◆ Task requirements: Reproduce exactly the run of lines from the one containing "Convert this chart to Plotly.js code." through the one containing "const serif = 'Liberation". Pictures do not belong in the copy.

◆ Rows from a dataset:
#####
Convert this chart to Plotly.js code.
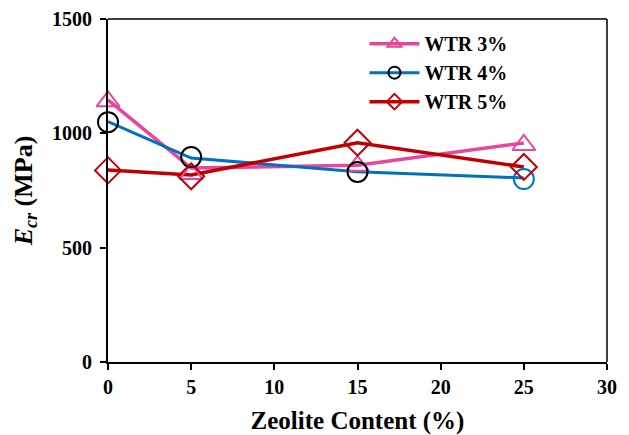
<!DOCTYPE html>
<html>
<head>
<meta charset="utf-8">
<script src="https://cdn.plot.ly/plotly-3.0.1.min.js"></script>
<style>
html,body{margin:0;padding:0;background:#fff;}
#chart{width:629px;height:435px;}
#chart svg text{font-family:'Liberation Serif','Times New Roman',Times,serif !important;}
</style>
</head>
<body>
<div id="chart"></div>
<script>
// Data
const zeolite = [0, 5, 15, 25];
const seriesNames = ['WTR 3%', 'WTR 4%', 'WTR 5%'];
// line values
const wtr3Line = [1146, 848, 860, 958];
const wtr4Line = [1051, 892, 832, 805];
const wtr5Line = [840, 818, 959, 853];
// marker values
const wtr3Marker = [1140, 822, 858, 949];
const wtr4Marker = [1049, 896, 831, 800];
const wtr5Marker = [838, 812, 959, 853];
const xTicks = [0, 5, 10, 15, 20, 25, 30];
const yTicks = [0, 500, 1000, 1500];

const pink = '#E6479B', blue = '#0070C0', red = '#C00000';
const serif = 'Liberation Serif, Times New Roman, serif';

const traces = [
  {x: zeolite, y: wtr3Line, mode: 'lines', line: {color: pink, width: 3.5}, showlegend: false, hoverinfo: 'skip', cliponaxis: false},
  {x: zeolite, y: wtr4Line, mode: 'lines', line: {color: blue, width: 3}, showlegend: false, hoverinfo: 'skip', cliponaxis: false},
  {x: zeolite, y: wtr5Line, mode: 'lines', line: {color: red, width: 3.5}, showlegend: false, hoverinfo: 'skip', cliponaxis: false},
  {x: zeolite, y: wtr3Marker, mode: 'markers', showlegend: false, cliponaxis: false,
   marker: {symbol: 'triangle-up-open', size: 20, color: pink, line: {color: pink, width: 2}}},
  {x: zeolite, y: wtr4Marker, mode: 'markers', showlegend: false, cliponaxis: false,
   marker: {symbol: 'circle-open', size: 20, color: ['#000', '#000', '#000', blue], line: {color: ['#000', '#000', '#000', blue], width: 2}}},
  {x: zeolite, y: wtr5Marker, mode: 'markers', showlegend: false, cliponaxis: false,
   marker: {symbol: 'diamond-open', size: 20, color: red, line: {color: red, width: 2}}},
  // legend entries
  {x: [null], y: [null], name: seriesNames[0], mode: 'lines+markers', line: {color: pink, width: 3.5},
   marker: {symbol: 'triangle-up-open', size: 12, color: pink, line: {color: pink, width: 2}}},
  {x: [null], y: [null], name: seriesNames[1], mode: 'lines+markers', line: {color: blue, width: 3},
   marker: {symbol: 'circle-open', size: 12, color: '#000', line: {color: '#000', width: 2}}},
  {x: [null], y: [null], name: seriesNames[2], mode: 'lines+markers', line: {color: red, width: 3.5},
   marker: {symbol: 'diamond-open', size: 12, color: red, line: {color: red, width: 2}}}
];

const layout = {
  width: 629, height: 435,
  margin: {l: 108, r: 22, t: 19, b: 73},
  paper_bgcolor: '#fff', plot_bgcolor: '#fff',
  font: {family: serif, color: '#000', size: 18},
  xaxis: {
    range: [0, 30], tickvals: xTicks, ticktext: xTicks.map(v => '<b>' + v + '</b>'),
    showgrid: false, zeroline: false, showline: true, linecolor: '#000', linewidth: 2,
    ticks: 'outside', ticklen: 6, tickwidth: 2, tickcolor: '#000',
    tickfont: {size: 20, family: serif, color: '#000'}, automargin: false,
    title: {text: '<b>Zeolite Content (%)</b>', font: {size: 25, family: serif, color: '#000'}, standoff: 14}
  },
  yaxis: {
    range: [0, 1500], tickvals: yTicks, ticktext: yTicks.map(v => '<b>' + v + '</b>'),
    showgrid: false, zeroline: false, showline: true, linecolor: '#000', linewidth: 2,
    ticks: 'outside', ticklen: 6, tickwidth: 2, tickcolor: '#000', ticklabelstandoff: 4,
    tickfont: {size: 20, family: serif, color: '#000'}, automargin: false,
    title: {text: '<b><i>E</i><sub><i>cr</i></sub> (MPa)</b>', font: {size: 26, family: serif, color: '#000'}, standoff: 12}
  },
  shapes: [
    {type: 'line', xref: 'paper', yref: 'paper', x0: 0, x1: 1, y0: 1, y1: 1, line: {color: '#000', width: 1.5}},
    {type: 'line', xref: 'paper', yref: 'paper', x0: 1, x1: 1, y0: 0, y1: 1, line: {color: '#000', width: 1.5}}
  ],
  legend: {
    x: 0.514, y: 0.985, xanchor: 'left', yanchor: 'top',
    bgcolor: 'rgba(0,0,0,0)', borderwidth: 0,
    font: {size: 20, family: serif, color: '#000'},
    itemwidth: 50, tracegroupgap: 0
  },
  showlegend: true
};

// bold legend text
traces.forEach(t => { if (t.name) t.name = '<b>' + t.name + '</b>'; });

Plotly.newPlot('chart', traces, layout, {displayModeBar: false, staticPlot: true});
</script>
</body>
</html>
#####
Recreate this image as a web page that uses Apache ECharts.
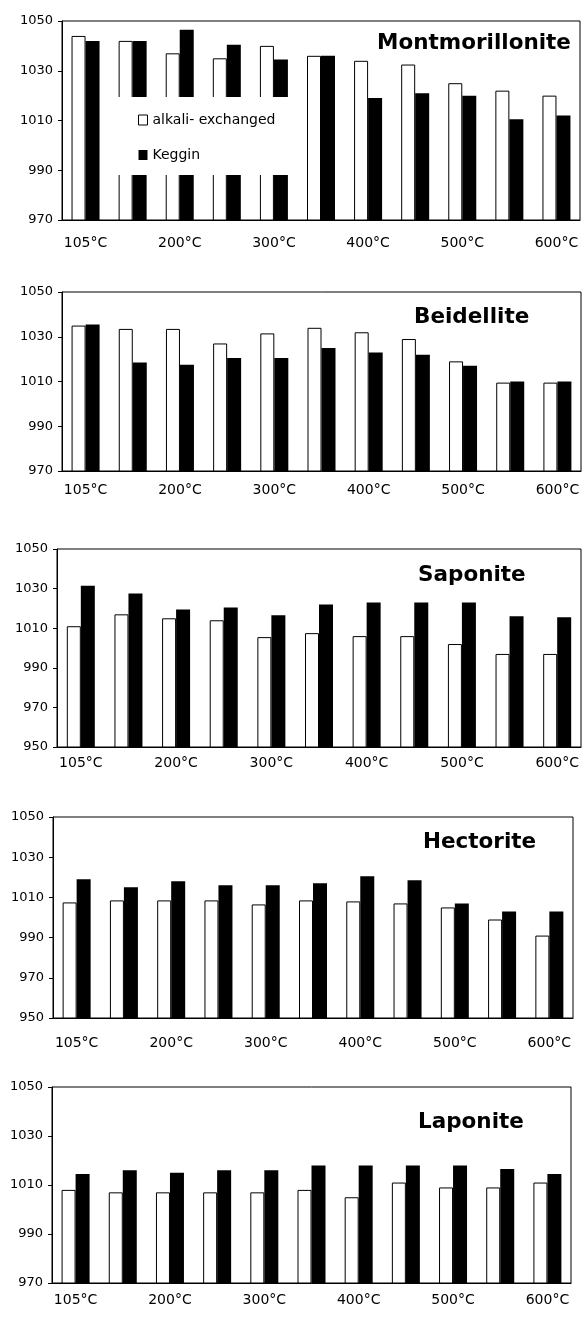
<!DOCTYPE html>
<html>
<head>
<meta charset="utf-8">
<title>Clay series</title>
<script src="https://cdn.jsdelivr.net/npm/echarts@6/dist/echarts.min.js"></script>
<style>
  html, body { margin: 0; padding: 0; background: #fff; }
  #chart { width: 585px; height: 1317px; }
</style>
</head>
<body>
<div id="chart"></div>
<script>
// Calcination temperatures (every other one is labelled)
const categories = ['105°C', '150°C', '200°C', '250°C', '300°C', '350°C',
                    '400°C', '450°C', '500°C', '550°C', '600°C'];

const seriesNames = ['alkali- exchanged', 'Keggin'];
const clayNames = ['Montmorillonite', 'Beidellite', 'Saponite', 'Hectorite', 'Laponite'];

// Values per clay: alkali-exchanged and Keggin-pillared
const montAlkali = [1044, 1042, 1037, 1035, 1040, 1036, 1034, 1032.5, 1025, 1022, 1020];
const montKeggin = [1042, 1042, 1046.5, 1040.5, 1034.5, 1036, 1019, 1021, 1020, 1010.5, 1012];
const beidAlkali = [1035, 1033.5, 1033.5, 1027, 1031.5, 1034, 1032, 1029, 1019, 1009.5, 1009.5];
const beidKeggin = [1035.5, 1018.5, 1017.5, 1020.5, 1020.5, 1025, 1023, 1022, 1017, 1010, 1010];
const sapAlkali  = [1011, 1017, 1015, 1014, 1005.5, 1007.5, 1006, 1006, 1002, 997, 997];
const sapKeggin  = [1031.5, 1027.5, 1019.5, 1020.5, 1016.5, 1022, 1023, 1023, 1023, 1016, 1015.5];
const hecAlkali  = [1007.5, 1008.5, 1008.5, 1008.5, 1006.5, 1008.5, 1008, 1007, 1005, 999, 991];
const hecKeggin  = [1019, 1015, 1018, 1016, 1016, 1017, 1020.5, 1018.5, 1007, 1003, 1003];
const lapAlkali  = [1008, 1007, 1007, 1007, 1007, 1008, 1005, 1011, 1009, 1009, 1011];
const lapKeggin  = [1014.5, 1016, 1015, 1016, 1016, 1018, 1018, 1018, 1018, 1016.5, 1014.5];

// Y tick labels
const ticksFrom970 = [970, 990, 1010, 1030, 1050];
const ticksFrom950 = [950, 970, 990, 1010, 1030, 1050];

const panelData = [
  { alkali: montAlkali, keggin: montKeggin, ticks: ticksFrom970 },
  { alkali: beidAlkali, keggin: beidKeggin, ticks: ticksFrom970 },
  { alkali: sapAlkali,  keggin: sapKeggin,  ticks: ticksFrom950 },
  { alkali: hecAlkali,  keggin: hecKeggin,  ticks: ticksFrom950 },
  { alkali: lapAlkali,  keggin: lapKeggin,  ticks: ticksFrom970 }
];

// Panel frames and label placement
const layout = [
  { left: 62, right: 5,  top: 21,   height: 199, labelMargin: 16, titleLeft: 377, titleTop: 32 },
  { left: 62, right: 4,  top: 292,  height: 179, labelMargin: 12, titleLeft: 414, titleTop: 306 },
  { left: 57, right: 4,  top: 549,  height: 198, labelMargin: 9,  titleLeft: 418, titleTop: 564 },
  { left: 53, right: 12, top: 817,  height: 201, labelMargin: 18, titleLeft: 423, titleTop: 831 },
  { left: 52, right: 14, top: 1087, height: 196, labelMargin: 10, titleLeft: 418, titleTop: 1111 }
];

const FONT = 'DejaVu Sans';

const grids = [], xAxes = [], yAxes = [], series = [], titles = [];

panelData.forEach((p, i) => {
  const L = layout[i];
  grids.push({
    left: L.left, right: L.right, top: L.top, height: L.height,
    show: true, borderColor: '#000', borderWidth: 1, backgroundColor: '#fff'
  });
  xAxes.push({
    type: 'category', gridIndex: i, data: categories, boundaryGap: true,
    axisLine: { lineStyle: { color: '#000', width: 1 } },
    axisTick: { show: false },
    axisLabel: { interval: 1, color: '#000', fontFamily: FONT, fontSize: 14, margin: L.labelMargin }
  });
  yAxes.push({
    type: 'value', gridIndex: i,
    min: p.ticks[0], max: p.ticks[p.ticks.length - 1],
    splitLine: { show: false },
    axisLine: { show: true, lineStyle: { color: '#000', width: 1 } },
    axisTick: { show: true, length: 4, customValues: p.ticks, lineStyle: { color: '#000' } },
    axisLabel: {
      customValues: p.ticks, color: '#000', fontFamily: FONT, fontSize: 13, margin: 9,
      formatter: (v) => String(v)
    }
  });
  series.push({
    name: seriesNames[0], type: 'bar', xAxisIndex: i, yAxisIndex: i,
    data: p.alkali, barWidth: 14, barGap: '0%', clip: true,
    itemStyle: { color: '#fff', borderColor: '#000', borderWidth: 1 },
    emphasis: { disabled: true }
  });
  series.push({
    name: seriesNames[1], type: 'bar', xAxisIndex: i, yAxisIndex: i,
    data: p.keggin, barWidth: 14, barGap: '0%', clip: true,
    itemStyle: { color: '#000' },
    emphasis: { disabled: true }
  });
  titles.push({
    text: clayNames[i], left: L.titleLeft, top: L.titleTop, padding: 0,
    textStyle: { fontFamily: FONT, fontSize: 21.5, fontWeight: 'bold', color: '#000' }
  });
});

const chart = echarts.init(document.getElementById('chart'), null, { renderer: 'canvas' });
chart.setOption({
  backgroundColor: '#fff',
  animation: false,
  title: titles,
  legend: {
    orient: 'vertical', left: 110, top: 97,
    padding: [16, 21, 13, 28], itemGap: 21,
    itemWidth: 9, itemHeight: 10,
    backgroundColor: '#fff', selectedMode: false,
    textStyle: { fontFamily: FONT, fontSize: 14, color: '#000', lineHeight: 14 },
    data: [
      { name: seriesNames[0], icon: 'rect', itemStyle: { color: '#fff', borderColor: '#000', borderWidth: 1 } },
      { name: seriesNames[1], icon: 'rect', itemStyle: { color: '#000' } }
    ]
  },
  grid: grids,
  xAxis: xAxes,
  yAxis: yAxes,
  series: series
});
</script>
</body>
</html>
#####
◆ Exercise answer:
Convert this chart to Plotly.js code.
<!DOCTYPE html>
<html>
<head>
<meta charset="utf-8">
<script src="https://cdn.plot.ly/plotly-3.0.1.min.js"></script>
<style>
html,body{margin:0;padding:0;background:#fff;}
#chart{width:629px;height:435px;}
#chart svg text{font-family:'Liberation Serif','Times New Roman',Times,serif !important;}
</style>
</head>
<body>
<div id="chart"></div>
<script>
// Data
const zeolite = [0, 5, 15, 25];
const seriesNames = ['WTR 3%', 'WTR 4%', 'WTR 5%'];
// line values
const wtr3Line = [1146, 848, 860, 958];
const wtr4Line = [1051, 892, 832, 805];
const wtr5Line = [840, 818, 959, 853];
// marker values
const wtr3Marker = [1140, 822, 858, 949];
const wtr4Marker = [1049, 896, 831, 800];
const wtr5Marker = [838, 812, 959, 853];
const xTicks = [0, 5, 10, 15, 20, 25, 30];
const yTicks = [0, 500, 1000, 1500];

const pink = '#E6479B', blue = '#0070C0', red = '#C00000';
const serif = 'Liberation Serif, Times New Roman, serif';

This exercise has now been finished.